How does gay marriage have an affect on real estate?

Gay Marriage

Gay Marriage

Some may not be aware of it, but a lot has changed since the U.S. Supreme Court’s ruling for legalizing gay marriage— in the benefit of real estate ownership. The decision brings sweeping effects on laws across the country giving more options to be available to these couples when choosing to buy and own a home. The high court ruled that same-sex couples in the U.S. have a right to marry, no matter where they live, striking down gay marriage bans that still existed in a handful of states. Lets discuss how it affects property ownership.

What gay couples used to face:

In many state where gay marriage was not recognized, married same-sex couples had a choice of two types of ownership:

– Joint rights of tenancy with survivorship
– Tenancy in common

Joint rights of tenancy with survivorship ensures that when one co-owner passes, the survivor owns all the property, no matter what the underlying relationship.

In tenancy in common arrangements, each individual owns an undivided 50% of the property, and when one person dies, his/her stake in the property goes to his/her heirs, not the other owner.

Now, tenancy by the entirety

Now, after the Supreme Court ruling, married same-sex couples have a choice to hold a property as tenancy by the entirety, which was only available to married couples. Tenancy by the entirety provides greater protection against creditors, among other important ownership benefits.

How capital gains are affected

For same-sex couples who can now get married in a state that didn’t allow those unions before the Supreme Court decision, they get another real estate perk after they say “I do” in their home state. When they sell their primary residence, they can enjoy double the capital gains exemption that an individual does. For example, an individual pays a tax on every dollar of profit over $250,000. But married couples pay taxes on every dollar over $500,000. Since 2013, the IRS has recognized legal same-sex marriages for tax purposes. Now, those unions exist in every state.
How VA loans are affected

Before the ruling, the Department of Veterans Affairs, or VA, which guarantees mortgages for eligible service members, veterans and Defense Department employees, tried to treat all married couples equally, but a federal law still on the books required the VA to defer to state laws.

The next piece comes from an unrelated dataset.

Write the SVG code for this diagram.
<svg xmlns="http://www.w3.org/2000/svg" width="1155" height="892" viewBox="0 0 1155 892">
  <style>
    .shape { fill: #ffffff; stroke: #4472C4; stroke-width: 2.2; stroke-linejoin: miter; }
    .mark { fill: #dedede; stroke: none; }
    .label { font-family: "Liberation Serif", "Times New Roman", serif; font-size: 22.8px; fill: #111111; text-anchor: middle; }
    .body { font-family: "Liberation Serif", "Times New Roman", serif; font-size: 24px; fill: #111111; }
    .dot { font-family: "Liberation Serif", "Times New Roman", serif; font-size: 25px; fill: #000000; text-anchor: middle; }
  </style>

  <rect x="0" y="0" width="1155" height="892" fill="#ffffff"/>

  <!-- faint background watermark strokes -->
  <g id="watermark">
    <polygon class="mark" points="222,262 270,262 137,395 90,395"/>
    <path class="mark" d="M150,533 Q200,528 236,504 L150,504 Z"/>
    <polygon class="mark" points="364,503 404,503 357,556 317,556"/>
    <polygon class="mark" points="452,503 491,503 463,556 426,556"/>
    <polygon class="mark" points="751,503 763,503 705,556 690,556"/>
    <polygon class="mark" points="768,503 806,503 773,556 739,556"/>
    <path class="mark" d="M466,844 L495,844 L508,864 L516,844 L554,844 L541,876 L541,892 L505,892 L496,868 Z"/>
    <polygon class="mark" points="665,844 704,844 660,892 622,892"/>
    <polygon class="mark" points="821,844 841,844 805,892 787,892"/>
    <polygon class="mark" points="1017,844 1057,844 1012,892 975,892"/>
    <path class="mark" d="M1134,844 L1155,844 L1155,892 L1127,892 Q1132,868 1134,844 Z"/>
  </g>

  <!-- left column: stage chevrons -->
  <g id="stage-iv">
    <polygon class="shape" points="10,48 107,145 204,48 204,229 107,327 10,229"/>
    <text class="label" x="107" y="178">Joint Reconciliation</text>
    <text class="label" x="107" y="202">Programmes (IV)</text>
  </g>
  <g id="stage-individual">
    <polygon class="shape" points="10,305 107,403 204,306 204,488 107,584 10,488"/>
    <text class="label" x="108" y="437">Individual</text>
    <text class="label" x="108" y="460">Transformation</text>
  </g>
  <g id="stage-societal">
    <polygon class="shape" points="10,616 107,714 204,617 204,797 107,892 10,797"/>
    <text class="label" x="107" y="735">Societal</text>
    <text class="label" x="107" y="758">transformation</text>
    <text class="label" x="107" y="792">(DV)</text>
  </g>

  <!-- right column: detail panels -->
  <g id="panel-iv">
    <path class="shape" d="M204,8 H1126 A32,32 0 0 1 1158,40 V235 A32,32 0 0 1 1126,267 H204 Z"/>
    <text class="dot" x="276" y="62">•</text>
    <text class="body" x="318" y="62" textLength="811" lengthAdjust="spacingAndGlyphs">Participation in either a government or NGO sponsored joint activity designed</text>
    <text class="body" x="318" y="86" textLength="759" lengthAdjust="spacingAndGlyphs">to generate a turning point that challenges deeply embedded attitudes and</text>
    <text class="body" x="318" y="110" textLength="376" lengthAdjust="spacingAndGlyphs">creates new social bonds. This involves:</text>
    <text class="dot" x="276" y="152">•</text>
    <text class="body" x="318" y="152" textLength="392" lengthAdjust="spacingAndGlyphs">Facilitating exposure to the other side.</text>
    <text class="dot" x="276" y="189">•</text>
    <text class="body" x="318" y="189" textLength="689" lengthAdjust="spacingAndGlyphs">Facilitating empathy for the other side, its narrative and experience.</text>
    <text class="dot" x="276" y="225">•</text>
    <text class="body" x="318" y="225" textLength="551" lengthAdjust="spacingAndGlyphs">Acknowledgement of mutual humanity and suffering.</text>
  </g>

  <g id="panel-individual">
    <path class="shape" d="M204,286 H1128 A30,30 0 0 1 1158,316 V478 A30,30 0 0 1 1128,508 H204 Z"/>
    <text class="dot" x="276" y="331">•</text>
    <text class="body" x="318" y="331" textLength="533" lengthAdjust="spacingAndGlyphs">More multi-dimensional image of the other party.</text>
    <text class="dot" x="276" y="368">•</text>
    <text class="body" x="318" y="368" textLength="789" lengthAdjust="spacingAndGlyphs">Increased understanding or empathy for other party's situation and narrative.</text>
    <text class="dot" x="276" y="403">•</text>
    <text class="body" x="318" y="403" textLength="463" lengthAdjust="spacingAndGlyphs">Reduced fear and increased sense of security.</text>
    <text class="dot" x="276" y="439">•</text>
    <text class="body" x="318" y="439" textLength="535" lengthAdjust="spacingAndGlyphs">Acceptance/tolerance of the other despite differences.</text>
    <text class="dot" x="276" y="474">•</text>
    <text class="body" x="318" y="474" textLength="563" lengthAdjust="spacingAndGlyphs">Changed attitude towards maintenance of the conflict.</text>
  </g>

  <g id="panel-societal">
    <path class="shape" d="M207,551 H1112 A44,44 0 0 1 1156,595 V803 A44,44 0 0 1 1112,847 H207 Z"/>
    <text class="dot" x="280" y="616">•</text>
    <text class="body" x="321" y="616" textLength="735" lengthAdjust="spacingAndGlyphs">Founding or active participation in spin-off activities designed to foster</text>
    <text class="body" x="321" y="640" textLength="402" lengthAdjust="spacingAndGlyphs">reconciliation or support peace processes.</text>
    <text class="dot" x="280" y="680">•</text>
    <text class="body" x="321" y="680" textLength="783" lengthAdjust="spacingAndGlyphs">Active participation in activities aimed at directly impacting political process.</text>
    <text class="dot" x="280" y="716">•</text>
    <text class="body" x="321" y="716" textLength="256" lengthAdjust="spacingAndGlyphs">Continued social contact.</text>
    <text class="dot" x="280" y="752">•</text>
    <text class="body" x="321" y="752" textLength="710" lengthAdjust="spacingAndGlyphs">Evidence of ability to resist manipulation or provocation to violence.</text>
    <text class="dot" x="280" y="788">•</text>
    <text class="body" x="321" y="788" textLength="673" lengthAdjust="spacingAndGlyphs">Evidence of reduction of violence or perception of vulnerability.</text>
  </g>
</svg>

That meant a married gay couple didn’t receive equal treatment if they applied for a VA loan in a state that did not recognize their marriage. So, a couple who legally married in California might not have received the full benefit of a VA mortgage in Texas, where same-sex marriages were not recognized.

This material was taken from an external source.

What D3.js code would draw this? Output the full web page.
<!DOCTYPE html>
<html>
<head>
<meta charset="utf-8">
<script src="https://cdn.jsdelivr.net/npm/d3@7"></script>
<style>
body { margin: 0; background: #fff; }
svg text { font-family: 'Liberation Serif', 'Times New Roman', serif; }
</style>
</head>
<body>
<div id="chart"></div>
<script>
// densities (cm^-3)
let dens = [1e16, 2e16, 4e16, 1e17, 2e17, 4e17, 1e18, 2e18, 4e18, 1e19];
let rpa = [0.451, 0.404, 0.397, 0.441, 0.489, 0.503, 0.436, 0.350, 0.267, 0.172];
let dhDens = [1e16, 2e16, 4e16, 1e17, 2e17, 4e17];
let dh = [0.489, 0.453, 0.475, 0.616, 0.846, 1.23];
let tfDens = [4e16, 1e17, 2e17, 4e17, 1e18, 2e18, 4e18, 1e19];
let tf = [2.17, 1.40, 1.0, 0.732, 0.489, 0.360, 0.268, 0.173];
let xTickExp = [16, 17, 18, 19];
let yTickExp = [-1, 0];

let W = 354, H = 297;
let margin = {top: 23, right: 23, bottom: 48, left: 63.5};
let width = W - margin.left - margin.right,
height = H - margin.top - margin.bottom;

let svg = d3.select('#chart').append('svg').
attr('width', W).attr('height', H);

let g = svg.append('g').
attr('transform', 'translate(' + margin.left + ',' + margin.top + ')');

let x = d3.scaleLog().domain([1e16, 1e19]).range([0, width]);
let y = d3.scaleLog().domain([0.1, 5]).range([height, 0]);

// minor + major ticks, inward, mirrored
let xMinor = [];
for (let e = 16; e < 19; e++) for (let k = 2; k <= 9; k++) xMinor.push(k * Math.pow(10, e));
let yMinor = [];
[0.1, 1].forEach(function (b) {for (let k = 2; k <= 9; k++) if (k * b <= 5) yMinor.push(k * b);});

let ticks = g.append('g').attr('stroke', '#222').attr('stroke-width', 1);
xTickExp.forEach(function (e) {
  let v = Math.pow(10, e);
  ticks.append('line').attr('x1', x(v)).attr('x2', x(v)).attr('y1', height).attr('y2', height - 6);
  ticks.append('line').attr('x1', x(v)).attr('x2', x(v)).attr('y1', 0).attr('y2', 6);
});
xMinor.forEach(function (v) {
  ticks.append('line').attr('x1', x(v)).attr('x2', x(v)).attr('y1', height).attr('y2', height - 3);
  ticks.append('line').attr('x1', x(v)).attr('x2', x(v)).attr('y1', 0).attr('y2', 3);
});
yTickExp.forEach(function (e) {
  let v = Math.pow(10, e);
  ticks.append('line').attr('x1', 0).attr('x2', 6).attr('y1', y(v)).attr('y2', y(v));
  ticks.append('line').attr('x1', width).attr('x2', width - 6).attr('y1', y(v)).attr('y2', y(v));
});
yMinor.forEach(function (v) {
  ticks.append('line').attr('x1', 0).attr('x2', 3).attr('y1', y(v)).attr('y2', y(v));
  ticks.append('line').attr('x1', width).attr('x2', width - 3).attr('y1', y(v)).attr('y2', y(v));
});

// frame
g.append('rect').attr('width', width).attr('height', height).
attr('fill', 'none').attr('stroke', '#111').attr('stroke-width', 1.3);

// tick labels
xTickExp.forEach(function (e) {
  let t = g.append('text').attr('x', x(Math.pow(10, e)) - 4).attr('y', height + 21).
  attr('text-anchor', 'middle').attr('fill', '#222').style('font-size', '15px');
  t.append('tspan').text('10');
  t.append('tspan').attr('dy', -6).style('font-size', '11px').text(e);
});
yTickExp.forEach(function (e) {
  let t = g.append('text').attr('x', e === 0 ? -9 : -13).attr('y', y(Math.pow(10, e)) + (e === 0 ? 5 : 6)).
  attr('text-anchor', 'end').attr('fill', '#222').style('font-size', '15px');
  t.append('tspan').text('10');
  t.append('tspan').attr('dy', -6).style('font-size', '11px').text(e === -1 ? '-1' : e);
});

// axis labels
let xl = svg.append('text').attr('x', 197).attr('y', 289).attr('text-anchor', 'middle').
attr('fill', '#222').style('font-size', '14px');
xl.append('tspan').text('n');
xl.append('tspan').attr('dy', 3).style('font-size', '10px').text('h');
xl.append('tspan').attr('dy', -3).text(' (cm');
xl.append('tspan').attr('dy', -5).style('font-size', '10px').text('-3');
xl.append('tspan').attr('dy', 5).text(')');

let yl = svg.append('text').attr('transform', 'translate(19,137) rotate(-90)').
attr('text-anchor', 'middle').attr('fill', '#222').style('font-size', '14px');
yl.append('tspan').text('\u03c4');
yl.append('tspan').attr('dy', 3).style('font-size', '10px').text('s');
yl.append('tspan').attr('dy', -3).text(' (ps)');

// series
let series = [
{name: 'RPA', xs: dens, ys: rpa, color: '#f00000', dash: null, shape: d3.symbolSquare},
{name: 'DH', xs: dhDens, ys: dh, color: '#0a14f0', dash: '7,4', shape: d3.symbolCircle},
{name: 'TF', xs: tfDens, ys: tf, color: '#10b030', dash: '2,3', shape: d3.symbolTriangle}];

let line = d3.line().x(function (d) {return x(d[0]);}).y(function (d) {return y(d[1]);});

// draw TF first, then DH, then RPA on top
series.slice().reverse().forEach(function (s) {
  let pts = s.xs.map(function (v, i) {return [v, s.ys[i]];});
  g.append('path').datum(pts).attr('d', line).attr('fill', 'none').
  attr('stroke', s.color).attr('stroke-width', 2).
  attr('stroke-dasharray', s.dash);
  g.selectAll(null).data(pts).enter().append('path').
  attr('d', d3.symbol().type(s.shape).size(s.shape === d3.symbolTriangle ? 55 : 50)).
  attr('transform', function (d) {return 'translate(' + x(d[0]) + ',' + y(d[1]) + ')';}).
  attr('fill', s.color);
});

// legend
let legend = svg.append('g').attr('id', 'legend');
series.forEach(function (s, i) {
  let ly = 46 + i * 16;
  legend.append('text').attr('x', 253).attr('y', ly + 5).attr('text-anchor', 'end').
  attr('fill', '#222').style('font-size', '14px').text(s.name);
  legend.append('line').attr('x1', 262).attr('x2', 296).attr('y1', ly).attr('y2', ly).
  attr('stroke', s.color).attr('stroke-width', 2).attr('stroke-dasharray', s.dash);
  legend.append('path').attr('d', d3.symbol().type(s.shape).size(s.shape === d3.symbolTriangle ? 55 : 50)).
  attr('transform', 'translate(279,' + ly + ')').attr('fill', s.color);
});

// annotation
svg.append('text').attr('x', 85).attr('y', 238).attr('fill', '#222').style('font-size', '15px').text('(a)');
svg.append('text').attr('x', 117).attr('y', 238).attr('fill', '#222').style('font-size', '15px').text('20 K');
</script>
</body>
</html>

Similarly, the law didn’t allow the VA to recognize marriages of same-sex couples who were living in a non-equality state, but visited another jurisdiction, say Washington, D.C., and got married there.

Take-their-word-for-it policy

To get around it, the VA adopted a policy of taking the couples’ word for it that they were legally married, so they could apply for a home loan.

Now, the VA no longer has to jump through those rhetorical hoops to give same-sex married couples the same benefits that heterosexual married couples already receive.

It will allow the VA to recognize all marriages of our military and veterans.